L'histoire «un peu folle, mais magnifique, a commencé en octobre 2022 où j'ai été contacté par un biologiste italien. Il s'inquiétait de la disparition d'une espèce de triton en Calabre qu'il suivait depuis 20 ans», a expliqué à Keystone-ATS Michel Ansermet, directeur d'Aquatis.
Très similaire du triton alpestre suisse, cette espèce unique s'est développée lors de la dernière ère glaciaire. Elle ne vit que sur quelques kilomètres carrés, dans quatre petits lacs de montagne.

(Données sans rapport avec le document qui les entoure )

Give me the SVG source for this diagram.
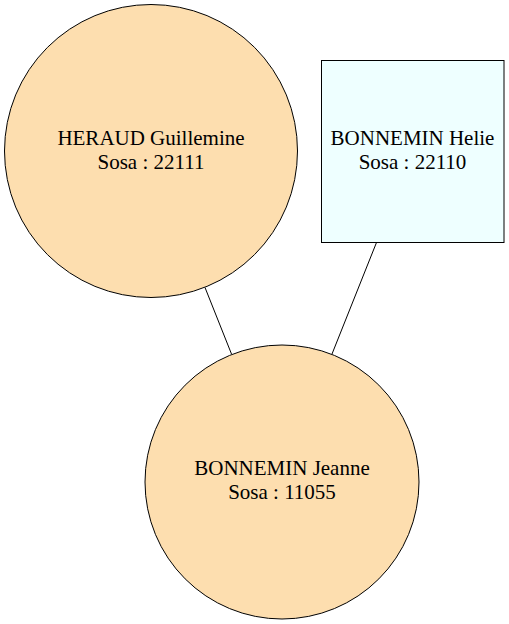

La cause de sa disparition: la relâche de poissons rouges, carpes et guppys (poissons tropicaux) qui s'en nourrissent.
Autorisation rapide
Avec l'appui de l'Association européenne des eaux et après avoir contacté les autorités italiennes concernées, Aquatis a reçu en quelques semaines l'autorisation de ramener quarante spécimens à Lausanne. Ils ont été prélevés par l'Université de Calabre à fin mai.
Après avoir observé le milieu naturel et effectué des prélèvements d'eau sur place, Aquatis a ramené mi-juin les amphibiens à Lausanne dans un jet privé. «Nous avons pu nous greffer sur un voyage existant, les tritons n'ont ainsi pas eu à souffrir d'un grand transport très long», explique Michel Ansermet. En juillet, quelques centaines de larves avaient déjà vu le jour après la ponte des oeufs dans des installations adaptées.

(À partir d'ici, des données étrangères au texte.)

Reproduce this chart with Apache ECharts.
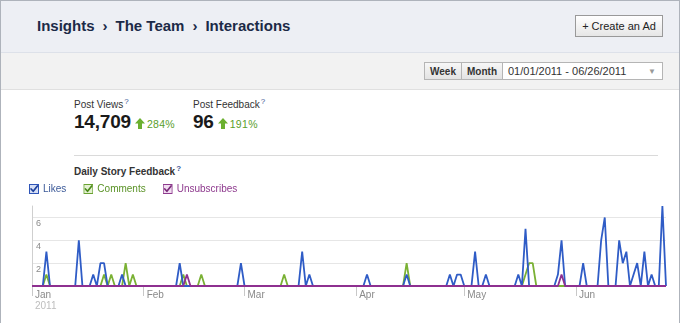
<!DOCTYPE html>
<html>
<head>
<meta charset="utf-8">
<script src="https://cdn.jsdelivr.net/npm/echarts@6/dist/echarts.min.js"></script>
<style>
  html, body { margin: 0; padding: 0; width: 680px; height: 323px; overflow: hidden; background: #fff;
    font-family: "Liberation Sans", Arial, sans-serif; }
  #page { position: absolute; left: 0; top: 0; width: 678px; height: 330px; border: 1px solid #aeb3bb; }
  #header { position: absolute; left: 0; top: 0; width: 678px; height: 51px; background: #edeff4;
    border-bottom: 1px solid #dde1e9; }
  #crumbs { position: absolute; left: 36px; top: 16px; font-size: 15px; font-weight: bold; color: #1c2a47;
    white-space: nowrap; }
  #crumbs .sep { font-weight: bold; margin: 0 8px; }
  #adBtn { position: absolute; left: 574px; top: 14px; width: 86px; height: 20px; border: 1px solid #999;
    background: linear-gradient(#ffffff, #e6e6e6); font-size: 11px; color: #222; text-align: center;
    line-height: 20px; box-sizing: content-box; }
  #toolbar { position: absolute; left: 0; top: 52px; width: 678px; height: 36px; background: #f2f2f2;
    border-bottom: 1px solid #e0e0e0; }
  .tb { position: absolute; top: 9px; height: 18px; border: 1px solid #b5b5b5; background: linear-gradient(#f7f7f7,#e3e3e3);
    font-size: 10px; font-weight: bold; color: #333; line-height: 18px; text-align: center; box-sizing: border-box; }
  #wk { left: 423px; width: 38px; }
  #mo { left: 460px; width: 42px; }
  #range { position: absolute; left: 501px; top: 9px; width: 161px; height: 18px; border: 1px solid #b5b5b5;
    background: #fff; font-size: 11px; color: #333; line-height: 17px; box-sizing: border-box; padding-left: 5px; }
  #range .arr { position: absolute; right: 6px; top: 0; font-size: 8px; color: #999; }
  .stat { position: absolute; top: 96px; }
  .stat .lbl { font-size: 10px; color: #333; white-space: nowrap; }
  .q { font-size: 8px; color: #3b5998; vertical-align: 4px; margin-left: 1px; }
  .stat .val { position: absolute; left: 0; top: 14px; font-size: 19px; font-weight: bold; color: #1a1a1a;
    white-space: nowrap; letter-spacing: -0.2px; }
  .up { display: inline-block; width: 10px; height: 11px; margin-left: 4px; vertical-align: -1px; }
  .pct { font-size: 10.5px; font-weight: normal; color: #5a9e2a; margin-left: 2px; letter-spacing: 0.3px; }
  #rule { position: absolute; left: 73px; top: 154px; width: 584px; height: 1px; background: #dadada; }
  #dsf { position: absolute; left: 73px; top: 163px; font-size: 10px; font-weight: bold; color: #333; white-space: nowrap; }
  #chart { position: absolute; left: 0; top: 178px; width: 680px; height: 145px; }
</style>
</head>
<body>
<div id="page">
  <div id="header">
    <div id="crumbs">Insights<span class="sep">›</span>The Team<span class="sep">›</span>Interactions</div>
    <div id="adBtn">+ Create an Ad</div>
  </div>
  <div id="toolbar">
    <div class="tb" id="wk">Week</div>
    <div class="tb" id="mo">Month</div>
    <div id="range">01/01/2011 - 06/26/2011<span class="arr">▼</span></div>
  </div>
  <div class="stat" style="left:73px">
    <div class="lbl">Post Views<span class="q">?</span></div>
    <div class="val">14,709<svg class="up" viewBox="0 0 10 11"><polygon points="5,0 10,5.5 7,5.5 7,11 3,11 3,5.5 0,5.5" fill="#6bb030"/></svg><span class="pct">284%</span></div>
  </div>
  <div class="stat" style="left:192px">
    <div class="lbl">Post Feedback<span class="q">?</span></div>
    <div class="val">96<svg class="up" viewBox="0 0 10 11"><polygon points="5,0 10,5.5 7,5.5 7,11 3,11 3,5.5 0,5.5" fill="#6bb030"/></svg><span class="pct">191%</span></div>
  </div>
  <div id="rule"></div>
  <div id="dsf">Daily Story Feedback<span class="q">?</span></div>
</div>
<div id="chart"></div>
<script>
// Months covered by the 01/01/2011 - 06/26/2011 range
const monthNames = ['Jan', 'Feb', 'Mar', 'Apr', 'May', 'Jun'];
const monthDays = [31, 28, 31, 30, 31, 26];
const yearLabel = '2011';

// Daily story feedback counts, one row per month
const likes = [
  0,0,0,0,3,0,0,0,0,0, 0,0,0,4,0,0,0,1,0,2, 2,0,0,0,0,1,0,0,0,0, 0,   // Jan
  0,0,0,0,0,0,0,0,0,0, 2,0,0,0,0,0,0,0,0,0, 0,0,0,0,0,0,0,2,          // Feb
  0,0,0,0,0,0,0,0,0,0, 0,0,0,0,0,0,3,0,1,0, 0,0,0,0,0,0,0,0,0,0, 0,   // Mar
  0,0,0,1,0,0,0,0,0,0, 0,0,0,0,1,0,0,0,0,0, 0,0,0,0,0,0,1,0,1,1,      // Apr
  0,0,0,3,0,0,1,0,0,0, 0,0,0,0,0,1,0,5,0,0, 0,0,0,0,0,0,1,4,0,0, 0,   // May
  0,0,2,0,0,0,0,4,6,0, 0,0,4,2,3,0,1,2,0,3, 0,1,0,0,7,0               // Jun
];
const comments = [
  0,0,0,0,1,0,0,0,0,0, 0,0,0,0,0,0,0,0,0,0, 1,0,1,0,0,0,2,0,1,0, 0,   // Jan
  0,0,0,0,0,0,0,0,0,0, 0,1,0,0,0,0,1,0,0,0, 0,0,0,0,0,0,0,0,          // Feb
  0,0,0,0,0,0,0,0,0,0, 0,1,0,0,0,0,0,0,0,0, 0,0,0,0,0,0,0,0,0,0, 0,   // Mar
  0,0,0,0,0,0,0,0,0,0, 0,0,0,0,2,0,0,0,0,0, 0,0,0,0,0,0,0,0,0,0,      // Apr
  0,0,0,0,0,0,0,0,0,0, 0,0,0,0,0,0,0,1,2,2, 0,0,0,0,0,0,0,0,0,0, 0,   // May
  0,0,0,0,0,0,0,0,0,0, 0,0,0,0,0,0,0,0,0,0, 0,0,0,0,0,0               // Jun
];
const unsubscribes = [
  0,0,0,0,0,0,0,0,0,0, 0,0,0,0,0,0,0,0,0,0, 0,0,0,0,0,0,0,0,0,0, 0,   // Jan
  0,0,0,0,0,0,0,0,0,0, 0,0,1,0,0,0,0,0,0,0, 0,0,0,0,0,0,0,0,          // Feb
  0,0,0,0,0,0,0,0,0,0, 0,0,0,0,0,0,0,0,0,0, 0,0,0,0,0,0,0,0,0,0, 0,   // Mar
  0,0,0,0,0,0,0,0,0,0, 0,0,0,0,0,0,0,0,0,0, 0,0,0,0,0,0,0,0,0,0,      // Apr
  0,0,0,0,0,0,0,0,0,0, 0,0,0,0,0,0,0,0,0,0, 0,0,0,0,0,0,0,1,0,0, 0,   // May
  0,0,0,0,0,0,0,0,0,0, 0,0,0,0,0,0,0,0,0,0, 0,0,0,0,0,0               // Jun
];
const yTicks = [2, 4, 6];

// Category per day, e.g. "Jan 1"
const days = [];
monthNames.forEach((m, i) => {
  for (let d = 1; d <= monthDays[i]; d++) days.push(m + ' ' + d);
});
const isMonthStart = (idx, value) => / 1$/.test(value);

function checkbox(border, fill, tick) {
  const svg = '<svg xmlns="http://www.w3.org/2000/svg" width="40" height="40" viewBox="0 0 10 10">' +
    '<rect x="0.5" y="0.5" width="9" height="9" fill="' + fill + '" stroke="' + border + '" stroke-width="1"/>' +
    '<path d="M2.1 5.0 L4.2 7.3 L8.4 1.9" fill="none" stroke="' + tick + '" stroke-width="1.7" stroke-linecap="round" stroke-linejoin="round"/>' +
    '</svg>';
  return 'image://data:image/svg+xml;charset=utf-8,' + encodeURIComponent(svg);
}

const chart = echarts.init(document.getElementById('chart'), null, { renderer: 'canvas' });
chart.setOption({
  animation: false,
  textStyle: { fontFamily: '"Liberation Sans", Arial, sans-serif' },
  legend: {
    left: 29, top: 6, padding: 0, itemWidth: 10, itemHeight: 10, itemGap: 17,
    textStyle: { fontSize: 10, padding: [0, 0, 0, -1] },
    selectedMode: false,
    data: [
      { name: 'Likes', icon: checkbox('#2f55b8', '#d5def5', '#1d3f9a'), textStyle: { color: '#3b5998' } },
      { name: 'Comments', icon: checkbox('#6aa232', '#e4f1d2', '#4c8a1c'), textStyle: { color: '#5a9226' } },
      { name: 'Unsubscribes', icon: checkbox('#8e3a8e', '#f0dcf0', '#7a2a7a'), textStyle: { color: '#8e3a8e' } }
    ]
  },
  grid: { left: 32, right: 14, top: 28, bottom: 37, containLabel: false },
  xAxis: {
    type: 'category',
    data: days,
    boundaryGap: false,
    axisLine: { show: false },
    axisTick: { show: true, interval: isMonthStart, length: 10, lineStyle: { color: '#c8c8c8' } },
    axisLabel: {
      interval: isMonthStart,
      align: 'left',
      margin: 4,
      padding: [0, 0, 0, 3],
      formatter: (value) => {
        const m = value.split(' ')[0];
        return m === monthNames[0] ? '{m|' + m + '}\n{y|' + yearLabel + '}' : '{m|' + m + '}';
      },
      rich: {
        m: { fontSize: 10, color: '#8a8a8a', lineHeight: 11 },
        y: { fontSize: 10, color: '#bdbdbd', lineHeight: 11 }
      }
    },
    splitLine: { show: false }
  },
  yAxis: {
    type: 'value',
    min: 0, max: 7, interval: 2,
    axisLine: { show: true, lineStyle: { color: '#cfcfcf' } },
    axisTick: { show: false },
    axisLabel: {
      inside: true, margin: 4, fontSize: 9, color: '#8a8a8a', verticalAlign: 'top', padding: [2, 0, 0, 0],
      formatter: (v) => yTicks.includes(v) ? String(v) : ''
    },
    splitLine: { show: true, showMinLine: false, showMaxLine: false, lineStyle: { color: '#e6e6e6' } }
  },
  series: [
    { name: 'Comments', type: 'line', data: comments, showSymbol: false, symbol: 'none', z: 2,
      itemStyle: { color: '#7ab134' }, lineStyle: { width: 1.8, color: '#7ab134' } },
    { name: 'Likes', type: 'line', data: likes, showSymbol: false, symbol: 'none', z: 3,
      itemStyle: { color: '#2f5cc6' }, lineStyle: { width: 1.8, color: '#2f5cc6' } },
    { name: 'Unsubscribes', type: 'line', data: unsubscribes, showSymbol: false, symbol: 'none', z: 4,
      itemStyle: { color: '#8e3090' }, lineStyle: { width: 1.8, color: '#8e3090' } }
  ]
});
</script>
</body>
</html>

Aujourd'hui, Aquatis dispose de quelque 800 larves, certaines aquatiques, certaines terrestres, qui vont hiberner artificiellement dans des frigos. L'aquarium compte en remettre entre 3000 et 5000 dans leur milieu naturel en juillet prochain.
Eliminer les espèces invasives
Entretemps, l'institution a convaincu le département de l'environnement de la Calabre de dévier les arrivées d'eau des quatre petits lacs pour les assécher durant l'hiver. Il sera ainsi possible d'éliminer les espèces invasives.
L'opération est actuellement en cours. En janvier ou février, les plans d'eau seront à nouveau remplis, ce qui permettra de reconstituer l'écosystème pendant cinq à six mois.
Il s'agira également d'impliquer la population locale, afin de lui faire prendre conscience de l'enjeu de ne pas remettre des poissons dans la nature. Un travail sera fait avec les écoles, des classes seront, par exemple, responsables d'un lac.
«Ce programme de préservation a permis en quelques semaines à notre jeune entreprise de sauver une espèce», se réjouit M. Ansermet. «On a prouvé qu'on sait le faire et bien. C'est une base pour de futurs projets». Le financement a été assuré par la Fondation Aquatis. L'opération a été contrôlée par les autorités italiennes et suisses.